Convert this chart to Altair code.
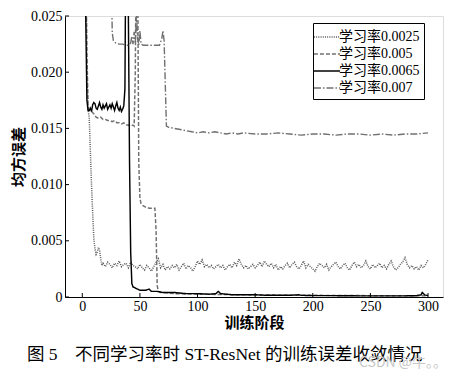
import altair as alt
import pandas as pd

series_names = ["学习率0.0025", "学习率0.005", "学习率0.0065", "学习率0.007"]

# lr 0.0025 (dotted)
d1_epochs = [1, 3, 4, 5, 6, 7, 8, 9, 10, 11, 12, 13, 14, 15, 16, 17] + list(range(18, 301, 2))
d1_values = [0.05, 0.03, 0.020, 0.0167, 0.0160, 0.0130, 0.0100, 0.0075, 0.0052, 0.0043,
             0.0038, 0.0040, 0.0044, 0.0042, 0.0034, 0.0028,
             0.0030, 0.0027, 0.0031, 0.0029, 0.0026, 0.0030, 0.0028, 0.0032, 0.0027, 0.0029,
             0.0030, 0.0026, 0.0031, 0.0028, 0.0027, 0.0025, 0.0029, 0.0026, 0.0024, 0.0028,
             0.0026, 0.0023, 0.0027, 0.0031, 0.0034, 0.0026, 0.0029, 0.0024, 0.0027, 0.0025,
             0.0028, 0.0026, 0.0029, 0.0024, 0.0027, 0.0030, 0.0025, 0.0028, 0.0026, 0.0023,
             0.0027, 0.0032, 0.0029, 0.0033, 0.0027, 0.0029, 0.0026, 0.0028, 0.0025, 0.0027,
             0.0029, 0.0026, 0.0028, 0.0024, 0.0027, 0.0029, 0.0026, 0.0031, 0.0028, 0.0034,
             0.0029, 0.0026, 0.0028, 0.0025, 0.0027, 0.0029, 0.0026, 0.0028, 0.0031, 0.0027,
             0.0032, 0.0029, 0.0027, 0.0030, 0.0026, 0.0029, 0.0024, 0.0027, 0.0025, 0.0028,
             0.0030, 0.0026, 0.0029, 0.0031, 0.0027, 0.0025, 0.0028, 0.0032, 0.0026, 0.0029,
             0.0027, 0.0025, 0.0023, 0.0027, 0.0030, 0.0028, 0.0026, 0.0029, 0.0024, 0.0027,
             0.0029, 0.0031, 0.0027, 0.0025, 0.0028, 0.0030, 0.0026, 0.0024, 0.0028, 0.0031,
             0.0027, 0.0029, 0.0026, 0.0028, 0.0032, 0.0027, 0.0025, 0.0029, 0.0026, 0.0028,
             0.0030, 0.0026, 0.0028, 0.0025, 0.0029, 0.0032, 0.0027, 0.0024, 0.0026, 0.0029,
             0.0031, 0.0035, 0.0029, 0.0026, 0.0028, 0.0025, 0.0027, 0.0024, 0.0028, 0.0026,
             0.0029, 0.0033]

# lr 0.005 (dashed)
d2_epochs = [1, 3, 4, 5, 6, 8, 10, 12, 14, 16, 18, 20, 22, 24, 26, 28, 30, 32, 34, 36, 38, 40,
             42, 44, 45, 46, 47, 48, 49, 50, 51, 53, 55, 58, 61, 63, 64, 65, 66, 68, 70, 80,
             100, 150, 200, 250, 300]
d2_values = [0.05, 0.03, 0.022, 0.0170, 0.0166, 0.0165, 0.0163, 0.0160, 0.0159, 0.0160, 0.0158,
             0.0158, 0.0157, 0.0157, 0.0156, 0.0157, 0.0155, 0.0155, 0.0154, 0.0155, 0.0153,
             0.0153, 0.0152, 0.0153, 0.0152, 0.020, 0.035, 0.030, 0.012, 0.0088, 0.0083, 0.0081,
             0.0080, 0.0079, 0.0079, 0.0079, 0.0060, 0.0010, 0.0005, 0.0004, 0.0004, 0.0003,
             0.00025, 0.00018, 0.00015, 0.00012, 0.0001]

# lr 0.0065 (solid black)
d3_epochs = list(range(1, 45)) + [46, 48, 50, 55, 58, 60, 65, 70, 80, 90, 100, 110, 116, 118,
                                   120, 130, 140, 150, 160, 170, 180, 188, 190, 200, 220, 240,
                                   260, 280, 290, 294, 295, 297, 300]
d3_values = [0.05, 0.04, 0.025, 0.0175, 0.0166, 0.0166, 0.0168, 0.0165, 0.0171, 0.0173, 0.0172,
             0.0168, 0.0167, 0.0170, 0.0173, 0.0169, 0.0167, 0.0171, 0.0168, 0.0170, 0.0172,
             0.0167, 0.0169, 0.0171, 0.0168, 0.0172, 0.0169, 0.0166, 0.0170, 0.0173, 0.0168,
             0.0166, 0.0169, 0.0165, 0.0167, 0.0170, 0.0185, 0.035, 0.040, 0.025, 0.012, 0.004,
             0.0012, 0.0009,
             0.0008, 0.0007, 0.0006, 0.0006, 0.0007, 0.0005, 0.0005, 0.0004, 0.0004, 0.0003,
             0.0003, 0.00025, 0.0003, 0.0005, 0.0003, 0.0002, 0.0002, 0.0002, 0.00015, 0.00015,
             0.00015, 0.0002, 0.00015, 0.00012, 0.00012, 0.0001, 0.0001, 0.0001, 0.00012, 0.0002,
             0.0004, 0.0002, 0.00012]

# lr 0.007 (dash-dot)
d4_epochs = [1, 10, 20, 25, 26, 27, 29, 32, 35, 38, 40, 42, 43, 44, 45, 46, 47, 48, 49, 50, 51,
             53, 56, 60, 64, 67, 69, 70, 71, 72, 73, 75, 80, 85, 90, 95, 100, 105, 110, 115, 120,
             125, 130, 135, 140, 150, 160, 170, 180, 190, 200, 210, 220, 230, 240, 250, 260,
             270, 280, 290, 300]
d4_values = [0.06, 0.045, 0.035, 0.030, 0.0235, 0.0228, 0.0226, 0.0225, 0.0225, 0.0224, 0.0224,
             0.0226, 0.0232, 0.0225, 0.0236, 0.0226, 0.0250, 0.0230, 0.0224, 0.0237, 0.0225,
             0.0224, 0.0224, 0.0224, 0.0224, 0.0224, 0.0230, 0.0237, 0.0228, 0.0190, 0.0152,
             0.0151, 0.0150, 0.0149, 0.0148, 0.0147, 0.0146, 0.0147, 0.0146, 0.0147, 0.0146,
             0.0145, 0.0146, 0.0145, 0.0146, 0.0145, 0.0145, 0.0146, 0.0145, 0.0144, 0.0145,
             0.0145, 0.0144, 0.0145, 0.0145, 0.0144, 0.0145, 0.0144, 0.0145, 0.0145, 0.0146]

x_ticks = [0, 50, 100, 150, 200, 250, 300]
y_ticks = [0, 0.005, 0.010, 0.015, 0.020, 0.025]
caption = ["图\u00a05\u00a0\u00a0\u00a0\u00a0不同学习率时\u00a0ST-ResNet\u00a0的训练误差收敛情况"]
watermark = ["CSDN @牛。。"]

rows = []
for name, ep, vals in zip(series_names, [d1_epochs, d2_epochs, d3_epochs, d4_epochs],
                          [d1_values, d2_values, d3_values, d4_values]):
    for e, v in zip(ep, vals):
        rows.append({"series": name, "epoch": e, "mse": v})
df = pd.DataFrame(rows)

W, H = 378, 281
serif = "'Liberation Serif', 'Noto Sans CJK SC', serif"
cjk = "'Noto Sans CJK SC', sans-serif"

xscale = alt.Scale(domain=[-15, 313], nice=False, zero=False)
yscale = alt.Scale(domain=[0, 0.025], nice=False)

leg = alt.Legend(orient="none", legendX=248, legendY=7, title=None, strokeColor="black",
                 fillColor="white", padding=4, symbolType="M-1.45,0H1.45", symbolSize=324,
                 labelFont=serif, labelFontSize=14, labelColor="black", rowPadding=0,
                 cornerRadius=0, labelOffset=2)

lines = alt.Chart(df).mark_line(clip=True).encode(
    x=alt.X("epoch:Q", scale=xscale,
            axis=alt.Axis(values=x_ticks, title="训练阶段", titleFont=cjk, titleFontSize=15,
                          titleFontWeight="bold", titlePadding=2, labelFont=serif,
                          labelFontSize=14, labelPadding=2, tickSize=0, domainColor="black",
                          grid=False, labelColor="black", titleColor="black")),
    y=alt.Y("mse:Q", scale=yscale,
            axis=alt.Axis(values=y_ticks, title="均方误差", titleFont=cjk,
                          titleFontSize=15, titleFontWeight="bold", titlePadding=4,
                          labelFont=serif, labelFontSize=14, labelPadding=3, tickSize=0,
                          domainColor="black", grid=False, labelColor="black",
                          titleColor="black",
                          labelExpr="datum.value == 0 ? '0' : format(datum.value, '.3f')")),
    color=alt.Color("series:N", sort=series_names,
                    scale=alt.Scale(domain=series_names,
                                    range=["#5a5a5a", "#707070", "#000000", "#707070"]),
                    legend=leg),
    strokeDash=alt.StrokeDash("series:N", sort=series_names,
                              scale=alt.Scale(domain=series_names,
                                              range=[[1, 1.2], [4, 2], [1, 0], [7, 2, 1.5, 2]]),
                              legend=leg),
    strokeWidth=alt.StrokeWidth("series:N", sort=series_names,
                                scale=alt.Scale(domain=series_names, range=[1.5, 1.4, 2.2, 1.4]),
                                legend=leg),
    order=alt.Order("epoch:Q"),
)

xt = alt.Chart(pd.DataFrame({"t": x_ticks})).mark_rule(color="black").encode(
    x=alt.X("t:Q", scale=xscale), y=alt.value(H), y2=alt.value(H - 4))
yt = alt.Chart(pd.DataFrame({"t": y_ticks})).mark_rule(color="black").encode(
    y=alt.Y("t:Q", scale=yscale), x=alt.value(0), x2=alt.value(4))

cap = alt.Chart(pd.DataFrame({"t": caption})).mark_text(
    font=serif, fontSize=17.5, color="black", align="left", baseline="middle").encode(
    text="t:N", x=alt.value(-38), y=alt.value(H + 58))

wm = alt.Chart(pd.DataFrame({"t": watermark})).mark_text(
    font=cjk, fontSize=14, color="#c8c8c8", align="left", baseline="middle").encode(
    text="t:N", x=alt.value(W - 84), y=alt.value(H + 66))

chart = alt.layer(lines, xt, yt, cap, wm).properties(
    width=W, height=H,
    autosize=alt.AutoSizeParams(type="none"),
    padding={"left": 57, "top": 8, "right": 12, "bottom": 78},
).configure_view(stroke="#888888", strokeWidth=1.5).configure(background="white")

chart.save("out.html", embed_options={"renderer": "svg", "actions": False})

*Stated problem*
Repeat, exactly and in full, each line from the start of the data to the line that contains "0.0029, 0.0033]". Pictures do not go in.

*Full solution*
Convert this chart to Altair code.
import altair as alt
import pandas as pd

series_names = ["学习率0.0025", "学习率0.005", "学习率0.0065", "学习率0.007"]

# lr 0.0025 (dotted)
d1_epochs = [1, 3, 4, 5, 6, 7, 8, 9, 10, 11, 12, 13, 14, 15, 16, 17] + list(range(18, 301, 2))
d1_values = [0.05, 0.03, 0.020, 0.0167, 0.0160, 0.0130, 0.0100, 0.0075, 0.0052, 0.0043,
             0.0038, 0.0040, 0.0044, 0.0042, 0.0034, 0.0028,
             0.0030, 0.0027, 0.0031, 0.0029, 0.0026, 0.0030, 0.0028, 0.0032, 0.0027, 0.0029,
             0.0030, 0.0026, 0.0031, 0.0028, 0.0027, 0.0025, 0.0029, 0.0026, 0.0024, 0.0028,
             0.0026, 0.0023, 0.0027, 0.0031, 0.0034, 0.0026, 0.0029, 0.0024, 0.0027, 0.0025,
             0.0028, 0.0026, 0.0029, 0.0024, 0.0027, 0.0030, 0.0025, 0.0028, 0.0026, 0.0023,
             0.0027, 0.0032, 0.0029, 0.0033, 0.0027, 0.0029, 0.0026, 0.0028, 0.0025, 0.0027,
             0.0029, 0.0026, 0.0028, 0.0024, 0.0027, 0.0029, 0.0026, 0.0031, 0.0028, 0.0034,
             0.0029, 0.0026, 0.0028, 0.0025, 0.0027, 0.0029, 0.0026, 0.0028, 0.0031, 0.0027,
             0.0032, 0.0029, 0.0027, 0.0030, 0.0026, 0.0029, 0.0024, 0.0027, 0.0025, 0.0028,
             0.0030, 0.0026, 0.0029, 0.0031, 0.0027, 0.0025, 0.0028, 0.0032, 0.0026, 0.0029,
             0.0027, 0.0025, 0.0023, 0.0027, 0.0030, 0.0028, 0.0026, 0.0029, 0.0024, 0.0027,
             0.0029, 0.0031, 0.0027, 0.0025, 0.0028, 0.0030, 0.0026, 0.0024, 0.0028, 0.0031,
             0.0027, 0.0029, 0.0026, 0.0028, 0.0032, 0.0027, 0.0025, 0.0029, 0.0026, 0.0028,
             0.0030, 0.0026, 0.0028, 0.0025, 0.0029, 0.0032, 0.0027, 0.0024, 0.0026, 0.0029,
             0.0031, 0.0035, 0.0029, 0.0026, 0.0028, 0.0025, 0.0027, 0.0024, 0.0028, 0.0026,
             0.0029, 0.0033]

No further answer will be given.